Question

Give the numerical values of \(n\) and \(l\) corresponding to each of the following orbital designations: (a) \(3 p\), (b) \(2 s,(\mathbf{c}) 4 f,\) (d) \(5 d\).

Short answer

The numerical values of $n$ and $l$ for each orbital designation are as follows: (a) \(3p\) : \(n = 3\) and \(l = 1\) (b) \(2s\) : \(n = 2\) and \(l = 0\) (c) \(4f\) : \(n = 4\) and \(l = 3\) (d) \(5d\) : \(n = 5\) and \(l = 2\)

Step-by-step solution

Identify n and l for 3p orbital

In the orbital designation, the number preceding the orbital type gives the value of n. Here, n = 3. Next, look at the orbital type, which is p. p orbitals correspond to l = 1. Therefore, for a 3p orbital, we have n = 3 and l = 1. (b) 2s

Identify n and l for 2s orbital

In the orbital designation, the number preceding the orbital type gives the value of n. Here, n = 2. Next, look at the orbital type, which is s. s orbitals correspond to l = 0. Therefore, for a 2s orbital, we have n = 2 and l = 0. (c) 4f

Identify n and l for 4f orbital

In the orbital designation, the number preceding the orbital type gives the value of n. Here, n = 4. Next, look at the orbital type, which is f. f orbitals correspond to l = 3. Therefore, for a 4f orbital, we have n = 4 and l = 3. (d) 5d

Identify n and l for 5d orbital

In the orbital designation, the number preceding the orbital type gives the value of n. Here, n = 5. Next, look at the orbital type, which is d. d orbitals correspond to l = 2. Therefore, for a 5d orbital, we have n = 5 and l = 2.

Key concepts

Principal Quantum Number

Quantum numbers are used to describe the properties of atomic orbitals and the properties of electrons in those orbitals. The principal quantum number, denoted as \( n \), is one of the critical aspects of this. It provides information about the energy level that an electron is in, and it essentially describes the size of the orbital. Higher values of \( n \) mean the electron is further away from the nucleus and the energy of an electron increases as \( n \) increases.

• The integer values of \( n \) can be 1, 2, 3, 4, etc., and these are called the electron shells.
• For example, when you see a designation like "3p," the "3" indicates that the electron is in the third shell.
• As \( n \) increases, the orbital becomes larger, and electrons are generally found in higher energy states.

In summary, \( n \) tells us the general distance from the nucleus and the energy of the electron within that orbital.

Angular Momentum Quantum Number

Another important quantum number is the angular momentum quantum number, indicated by \( l \). This quantum number primarily describes the shape of the orbital.

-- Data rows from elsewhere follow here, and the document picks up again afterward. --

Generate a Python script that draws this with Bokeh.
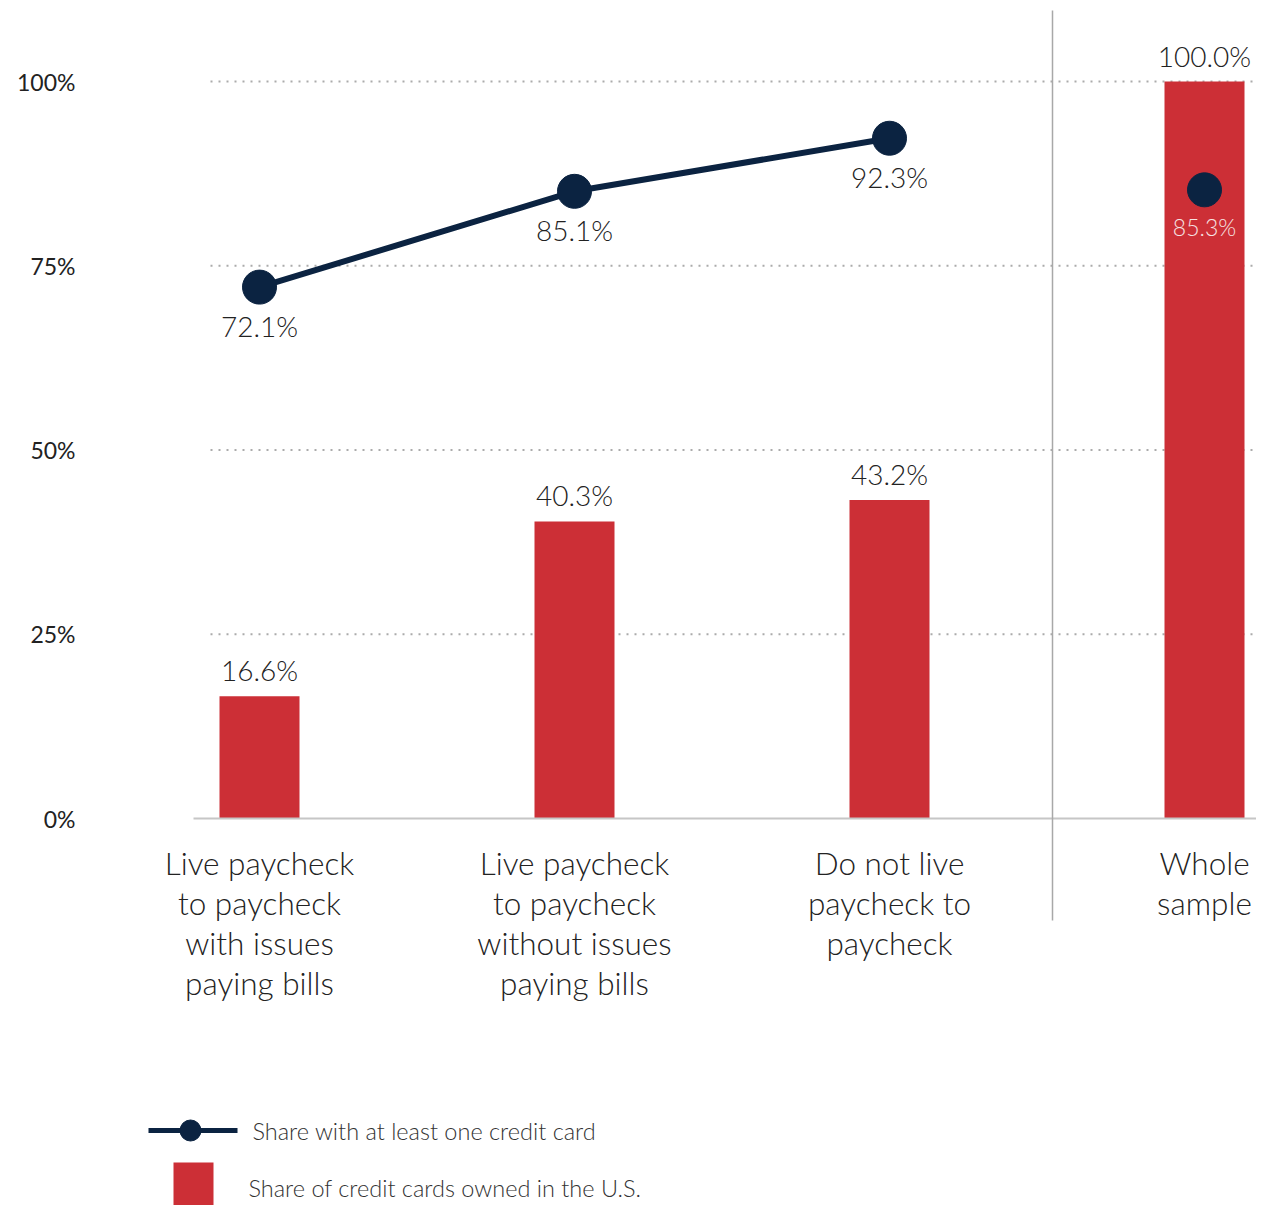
from bokeh.plotting import figure
from bokeh.models import Range1d, FixedTicker
from bokeh.core.properties import value
from bokeh.embed import file_html
from bokeh.resources import INLINE

# ---------------- data ----------------
category_lines = [
    ["Live paycheck", "to paycheck", "with issues", "paying bills"],
    ["Live paycheck", "to paycheck", "without issues", "paying bills"],
    ["Do not live", "paycheck to", "paycheck"],
    ["Whole", "sample"],
]
share_of_cards_owned = [16.6, 40.3, 43.2, 100.0]
share_with_card = [72.1, 85.1, 92.3, 85.3]
y_ticks = [0, 25, 50, 75, 100]
y_tick_labels = ["0%", "25%", "50%", "75%", "100%"]
legend_labels = ["Share with at least one credit card",
                 "Share of credit cards owned in the U.S."]

# ---------------- styling / geometry ----------------
FONT = "Lato Light"
TICK_FONT = "Lato"
TEXT = "#222222"
RED = "#CC2F36"
NAVY = "#0B2341"
W, H = 1256, 1205
FRAME_LEFT = 85          # px
X0_PX = 259              # px of first category centre
X_STEP = 315             # px between categories
Y0_PX = 818              # px of 0 %
Y_SCALE = 7.37           # px per percentage point

x_start = (FRAME_LEFT - X0_PX) / X_STEP
x_end = (W - X0_PX) / X_STEP
y_end = Y0_PX / Y_SCALE
y_start = -(H - Y0_PX) / Y_SCALE


def dx(sx):  # screen x -> data x
    return (sx - X0_PX) / X_STEP


def dy(sy):  # screen y -> data y
    return (Y0_PX - sy) / Y_SCALE


xs = list(range(len(category_lines)))

p = figure(width=W, height=H, x_range=Range1d(x_start, x_end),
           y_range=Range1d(y_start, y_end), output_backend="svg",
           toolbar_location=None, x_axis_location=None,
           min_border_left=FRAME_LEFT, min_border_right=0,
           min_border_top=0, min_border_bottom=0)
p.outline_line_color = None
p.xgrid.visible = False
p.ygrid.visible = False
p.background_fill_color = "white"

ax = p.yaxis[0]
ax.ticker = FixedTicker(ticks=y_ticks)
ax.major_label_overrides = {t: l for t, l in zip(y_ticks, y_tick_labels)}
ax.axis_line_color = None
ax.major_tick_line_color = None
ax.minor_tick_line_color = None
ax.major_label_standoff = 4
ax.major_label_text_font = TICK_FONT
ax.major_label_text_font_size = "23px"
ax.major_label_text_color = TEXT

# grid lines (dotted), starting a bit right of frame
grid_vals = [t for t in y_ticks if t > 0]
p.segment(x0=[dx(210)] * len(grid_vals), x1=[x_end] * len(grid_vals),
          y0=grid_vals, y1=grid_vals, line_color="#ababab",
          line_width=2, line_dash="2 6")

# bars
p.vbar(x=xs, top=share_of_cards_owned, bottom=0, width=80 / X_STEP,
       fill_color=RED, line_color=None)

# baseline
p.segment(x0=[dx(193)], x1=[x_end], y0=[0], y1=[0],
          line_color="#c6c6c6", line_width=2)

# separator
p.segment(x0=[dx(1052)], x1=[dx(1052)], y0=[dy(10)], y1=[dy(920)],
          line_color="#a8a8a8", line_width=1.5)

# line + points
p.line(xs[:3], share_with_card[:3], line_color=NAVY, line_width=6)
p.scatter(xs, share_with_card, size=34, fill_color=NAVY, line_color=NAVY)

# bar labels
p.text(x=xs, y=[v + 9 / Y_SCALE for v in share_of_cards_owned],
       text=[f"{v:.1f}%" for v in share_of_cards_owned],
       text_align="center", text_baseline="bottom",
       text_font=value(FONT), text_font_size="28px", text_color=TEXT)

# point labels
p.text(x=xs[:3], y=[v - 39 / Y_SCALE for v in share_with_card[:3]],
       text=[f"{v:.1f}%" for v in share_with_card[:3]],
       text_align="center", text_baseline="middle",
       text_font=value(FONT), text_font_size="28px", text_color=TEXT)
p.text(x=xs[3:], y=[v - 37 / Y_SCALE for v in share_with_card[3:]],
       text=[f"{v:.1f}%" for v in share_with_card[3:]],
       text_align="center", text_baseline="middle",
       text_font=value(FONT), text_font_size="23px", text_color="#f6e2e2")

# category labels
lx, ly, lt = [], [], []
for i, lines in enumerate(category_lines):
    for j, line in enumerate(lines):
        lx.append(xs[i])
        ly.append(dy(862 + 40 * j))
        lt.append(line)
p.text(x=lx, y=ly, text=lt, text_align="center", text_baseline="middle",
       text_font=value(FONT), text_font_size="31.5px", text_color=TEXT)

# legend (manual)
p.line([dx(148), dx(237)], [dy(1130), dy(1130)], line_color=NAVY, line_width=5)
p.scatter([dx(190)], [dy(1130)], size=21, fill_color=NAVY, line_color=NAVY)
p.quad(left=[dx(173)], right=[dx(213)], top=[dy(1162)], bottom=[dy(1212)],
       fill_color=RED, line_color=None)
p.text(x=[dx(252), dx(248)], y=[dy(1130), dy(1187)], text=legend_labels,
       text_align="left", text_baseline="middle",
       text_font=value(FONT), text_font_size="23.5px", text_color="#333333")

open("out.html", "w").write(file_html(p, INLINE))
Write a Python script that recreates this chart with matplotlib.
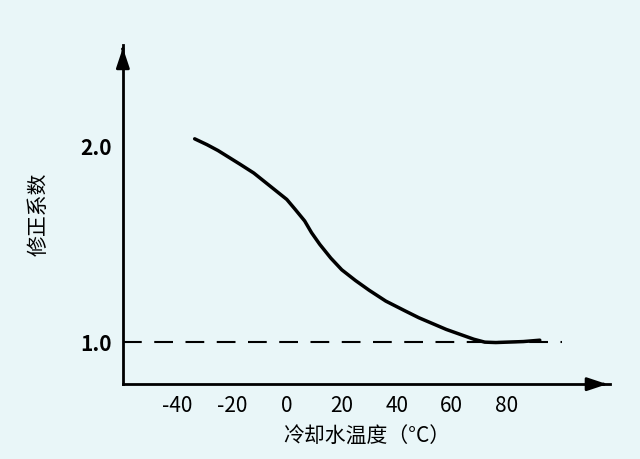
import matplotlib
matplotlib.use("Agg")
import matplotlib.pyplot as plt

plt.rcParams['font.family'] = ['Noto Sans CJK SC', 'DejaVu Sans']

temp = [-33.5, -29, -25, -21, -17, -12, -8, -4, 0, 3, 6.5, 9, 12, 16, 20, 25, 30, 36, 43, 48, 53, 58, 63, 68, 72, 76, 80, 86, 92]
factor = [2.04, 2.01, 1.98, 1.945, 1.91, 1.865, 1.82, 1.775, 1.73, 1.68, 1.62, 1.56, 1.50, 1.43, 1.37, 1.315, 1.265, 1.21, 1.16, 1.125, 1.095, 1.065, 1.04, 1.015, 1.00, 0.998, 1.00, 1.003, 1.01]
xticks = [-40, -20, 0, 20, 40, 60, 80]
yticks = [1.0, 2.0]

bg = '#e9f6f8'
fig = plt.figure(figsize=(6.4, 4.59), dpi=100, facecolor=bg)
ax = fig.add_axes([0.192, 0.163, 0.761, 0.739], facecolor=bg)
ax.set_xlim(-59.6, 117.5)
ax.set_ylim(0.785, 2.52)

ax.plot(temp, factor, color='black', lw=2.5, solid_capstyle='round', solid_joinstyle='round')
ax.plot([-59.6, 100], [1.0, 1.0], color='black', lw=1.5, dashes=(9, 6))

for s in ['top', 'right']:
    ax.spines[s].set_visible(False)
for s in ['left', 'bottom']:
    ax.spines[s].set_linewidth(2)
ax.annotate('', xy=(1.0, 0), xycoords='axes fraction', xytext=(0.98, 0),
            arrowprops=dict(arrowstyle='-|>,head_length=1.2,head_width=0.4', color='black', lw=2))
ax.annotate('', xy=(0, 1.0), xycoords='axes fraction', xytext=(0, 0.98),
            arrowprops=dict(arrowstyle='-|>,head_length=1.2,head_width=0.4', color='black', lw=2))

ax.set_xticks(xticks)
ax.set_xticklabels([str(t) for t in xticks], fontsize=15)
ax.set_yticks(yticks)
ax.set_yticklabels(['1.0', '2.0'], fontsize=15, fontweight='bold')
ax.tick_params(length=0, pad=8)
ax.set_xlabel('冷却水温度（°C）', fontsize=15, labelpad=6)
ax.set_ylabel('修正系数', fontsize=15, labelpad=22)

fig.savefig('out.png', dpi=100, facecolor=bg)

Each principal quantum number \( n \) has \( n \) possible values for \( l \), ranging from \( 0 \) to \( n-1 \).

• If \( l = 0 \), the orbital is spherical, known as an "s" orbital.
• If \( l = 1 \), the orbital is dumbbell-shaped, referred to as a "p" orbital.
• If \( l = 2 \), the orbital is more complex and known as a "d" orbital.
• If \( l = 3 \), the orbital is even more complex, known as an "f" orbital.

For example, in a "4f" orbital, \( n \) is 4, and \( l \) is 3, indicating the orbital's complex shape and the relatively high energy level of the electrons within. This quantum number helps us understand both the shape and the type of orbital present in each principal energy level.

Atomic Orbitals

Atomic orbitals are regions within an atom where electrons are most likely to be found. They are described by a set of quantum numbers: the principal quantum number \( n \), the angular momentum quantum number \( l \), and others not discussed here, each providing essential details about the behavior of electrons.

• "s" orbitals are spherical and can hold a maximum of 2 electrons.
• "p" orbitals have a dumbbell shape; there are three such orbitals oriented in different directions, and they can hold up to 6 electrons in total.
• "d" orbitals have more complex shapes with five orientations, allowing them to hold up to 10 electrons.
• "f" orbitals are even more intricate, with seven orientations, and can accommodate up to 14 electrons.

Each type of orbital increases the complexity and capacity for electrons, contributing to the understanding of the unique arrangement of electrons around the nucleus. This complexity reflects the atom’s potential for forming a variety of chemical bonds and interactions.